Evaluate the following integrals

(a) \(\begin{align}\int {\frac{{{x^2} + 1}}{{{x^4} + 1}}\,\,dx} \end{align}\) (b) \(\begin{align}\int {\frac{{{x^2} - 1}}{{{x^4} + 1}}\,\,dx} \end{align}\) (c) \(\begin{align}\int {\frac{{{x^2} + 1}}{{{x^4} + {x^2} + 1}}\,\,dx} \end{align}\) (d) \(\begin{align}\int {\frac{1}{{{x^4} + 1}}\,\,dx} \end{align}\)

Solution: (a) \(\begin{align} I = \int {\frac{{{x^2} + 1}}{{{x^4} + 1}}\,\,dx} \end{align}\)

A slight algebraic manipulation of the given expression will lead us to a possible substitution; we divide the numerator and denominator by \({x^2}\) .

\[I = \int {\frac{{1 + \frac{1}{{{x^2}}}}}{{{x^2} + \frac{1}{{{x^2}}}}}\,\,dx} \]

We now need to express the numerator as a differential of some term occurring in the denominator. The denominator \(\begin{align}{x^2} + \frac{1}{{{x^2}}}\end{align}\) can be written \(\begin{align}{\left( {x - \frac{1}{x}} \right)^2} + 2\end{align}\) . The derivative of \(\begin{align}x - \frac{1}{x}{\rm{ }}\;is\;{\rm{ }}x + \frac{1}{{{x^2}}}\end{align}\) . Thus, we substitute \(\begin{align} x - \frac{1}{x} = t\end{align}\) . The integral reduces to \(\begin{align} I = \int {\frac{{dt}}{{{t^2} + 2}}} \end{align}\) .

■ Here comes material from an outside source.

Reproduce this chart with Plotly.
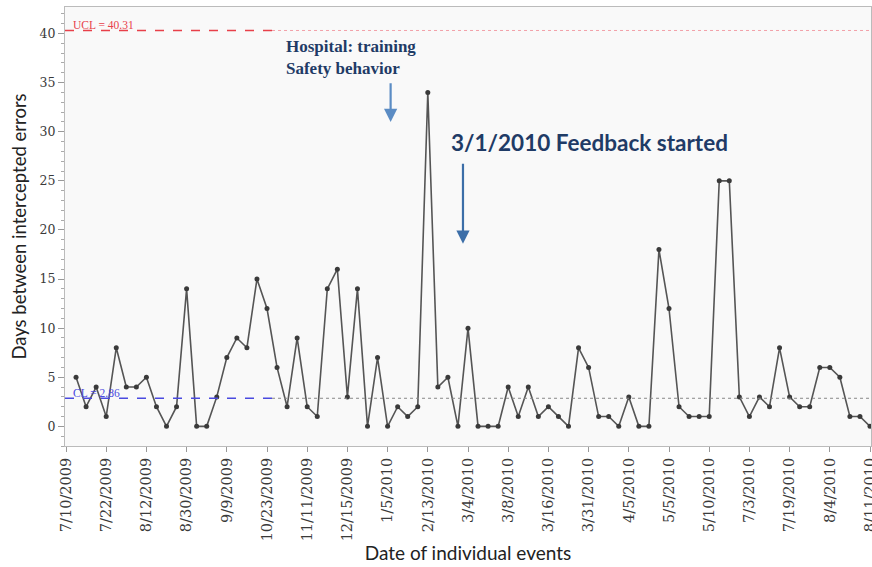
import plotly.graph_objects as go

# ---- data ----
tick_labels = ["7/10/2009", "7/22/2009", "8/12/2009", "8/30/2009", "9/9/2009",
               "10/23/2009", "11/11/2009", "12/15/2009", "1/5/2010", "2/13/2010",
               "3/4/2010", "3/8/2010", "3/16/2010", "3/31/2010", "4/5/2010",
               "5/5/2010", "5/10/2010", "7/3/2010", "7/19/2010", "8/4/2010",
               "8/11/2010"]
days_between = [5, 2, 4, 1, 8, 4, 4, 5, 2, 0,
                2, 14, 0, 0, 3, 7, 9, 8, 15, 12,
                6, 2, 9, 2, 1, 14, 16, 3, 14, 0,
                7, 0, 2, 1, 2, 34, 4, 5, 0, 10,
                0, 0, 0, 4, 1, 4, 1, 2, 1, 0,
                8, 6, 1, 1, 0, 3, 0, 0, 18, 12,
                2, 1, 1, 1, 25, 25, 3, 1, 3, 2,
                8, 3, 2, 2, 6, 6, 5, 1, 1, 0]
UCL = 40.31
CL = 2.86
event_index = list(range(1, len(days_between) + 1))
tick_index = list(range(0, len(days_between) + 1, 4))

X_MIN, X_MAX = -0.1, 80.1
DASH_END = 20.5

fig = go.Figure()
fig.add_trace(go.Scatter(
    x=event_index, y=days_between, mode="lines+markers",
    line=dict(color="#555555", width=1.6),
    marker=dict(color="#3a3a3a", size=5),
    showlegend=False, hoverinfo="skip", cliponaxis=False))

# control lines
fig.add_shape(type="line", xref="x", yref="y", x0=X_MIN, x1=DASH_END, y0=UCL, y1=UCL,
              line=dict(color="#e8404a", width=1.4, dash="dash"))
fig.add_shape(type="line", xref="x", yref="y", x0=DASH_END, x1=X_MAX, y0=UCL, y1=UCL,
              line=dict(color="#f2a0a8", width=1, dash="dot"))
fig.add_shape(type="line", xref="x", yref="y", x0=X_MIN, x1=DASH_END, y0=CL, y1=CL,
              line=dict(color="#4a4ae0", width=1.4, dash="dash"))
fig.add_shape(type="line", xref="x", yref="y", x0=DASH_END, x1=X_MAX, y0=CL, y1=CL,
              line=dict(color="#888888", width=1, dash="dot"))

fig.add_annotation(x=0.5, y=UCL, xref="x", yref="y", text=f"UCL = {UCL}",
                   showarrow=False, xanchor="left", yanchor="bottom", yshift=-3,
                   font=dict(family="Liberation Serif", size=11.5, color="#e8404a"))
fig.add_annotation(x=0.5, y=CL, xref="x", yref="y", text=f"CL = {CL}",
                   showarrow=False, xanchor="left", yanchor="bottom", yshift=-3,
                   font=dict(family="Liberation Serif", size=11.5, color="#4a4ae0"))

# event annotations
fig.add_annotation(x=21.7, y=39.9, xref="x", yref="y",
                   text="<b>Hospital: training<br>Safety behavior</b>",
                   showarrow=False, xanchor="left", yanchor="top", align="left",
                   font=dict(family="Liberation Serif", size=17, color="#1f3b66"))
fig.add_annotation(x=32.3, y=31.0, ax=32.3, ay=35.1, xref="x", yref="y",
                   axref="x", ayref="y", text="", showarrow=True,
                   arrowhead=2, arrowsize=1.2, arrowwidth=2.2, arrowcolor="#5b8cc4")
fig.add_annotation(x=52.1, y=28.9, xref="x", yref="y",
                   text="<b>3/1/2010 Feedback started</b>",
                   showarrow=False, xanchor="center", yanchor="middle",
                   font=dict(family="Lato", size=22.5, color="#1f3b66"))
fig.add_annotation(x=39.5, y=18.6, ax=39.5, ay=26.9, xref="x", yref="y",
                   axref="x", ayref="y", text="", showarrow=True,
                   arrowhead=2, arrowsize=1.2, arrowwidth=2.2, arrowcolor="#3c6ea8")

fig.update_layout(
    width=872, height=567,
    margin=dict(l=65, r=1, t=7, b=121),
    paper_bgcolor="white", plot_bgcolor="#f9f9f9",
    font=dict(family="DejaVu Serif", color="#333333"),
)
fig.update_xaxes(
    automargin=False, ticklabeloverflow="allow",
    range=[X_MIN, X_MAX], tickmode="array", tickvals=tick_index, ticktext=tick_labels,
    tickangle=-90, ticks="outside", ticklen=5, tickcolor="#999999",
    tickfont=dict(family="DejaVu Serif", size=14.5, color="#3a3a3a"),
    showgrid=False, zeroline=False, showline=True, linecolor="#bbbbbb", mirror=True,
    title=dict(text="Date of individual events", standoff=6,
               font=dict(family="Lato", size=19, color="#222222")))
fig.update_yaxes(
    automargin=False,
    range=[-2, 42.7], tickmode="array", tickvals=list(range(0, 41, 5)),
    ticks="outside", ticklen=6, tickcolor="#999999",
    minor=dict(dtick=1, ticks="outside", ticklen=3, tickcolor="#aaaaaa", showgrid=False),
    tickfont=dict(family="DejaVu Serif", size=12.5, color="#3a3a3a"),
    showgrid=False, zeroline=False, showline=True, linecolor="#bbbbbb", mirror=True,
    title=dict(text="Days between intercepted errors", standoff=8,
               font=dict(family="Lato", size=18.5, color="#222222")))

fig.write_html("out.html", config={"displayModeBar": False},
               post_script="document.body.style.margin='0';")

This is of the form encountered in Example-18 part-b. (Refer to that example for elaboration).

The value of the integral is

\[I = \frac{1}{{\sqrt 2 }}{\tan ^{ - 1}}\left( {\frac{t}{{\sqrt 2 }}} \right) + C\\ \quad\;\;\;= \frac{1}{{\sqrt 2 }}{\tan ^{ - 1}}\left( {\frac{{{x^2} - 1}}{{\sqrt 2 x}}} \right) + C\]
 

(b) \(\begin{align} I = \int {\frac{{{x^2} - 1}}{{{x^4} + 1}}\,\,dx} \end{align}\)

We follow the same approach as we did in the previous part:

\[\begin{align} I = \int {\frac{{1 - \frac{1}{{{x^2}}}}}{{{x^2} + \frac{1}{{{x^2}}}}}\,\,dx} \end{align}\]

However, this time we write the denominator \(\begin{align}\left( {{x^2} + \frac{1}{{{x^2}}}} \right)as{\left( {x + \frac{1}{x}} \right)^2} - 2\end{align}\) and substitute \(\begin{align}\left( {x + \frac{1}{x}} \right) = t\end{align}\) ; this is because the numerator \(\begin{align}\left( {1 - \frac{1}{{{x^2}}}} \right)\end{align}\) , is a derivative of \(\begin{align}\left( {x + \frac{1}{x}} \right)\end{align}\) , while in the previous example, the numerator was \(\begin{align}\left( {1 + \frac{1}{{{x^2}}}} \right)\end{align}\) , which was a derivative of \(\begin{align}\left( {x - \frac{1}{x}} \right)\end{align}\) .

Thus, we have,

\[\begin{align}& x + \frac{1}{x} \;= t\\ &\Rightarrow\quad I = \int {\frac{{dt}}{{{t^2} - 2}}} \end{align}\]
 

This is of the form encountered in Example - 18 part (d)

\[ \Rightarrow\quad I = \frac{1}{{2\sqrt 2 }}\ln \left| {\frac{{t - \sqrt 2 }}{{t + \sqrt 2 }}} \right| + C\\ \qquad\qquad\qquad= \frac{1}{{2\sqrt 2 }}\ln \left| {\frac{{{x^2} - \sqrt 2 x + 1}}{{{x^2} + \sqrt 2 x + 1}}} \right| + C\]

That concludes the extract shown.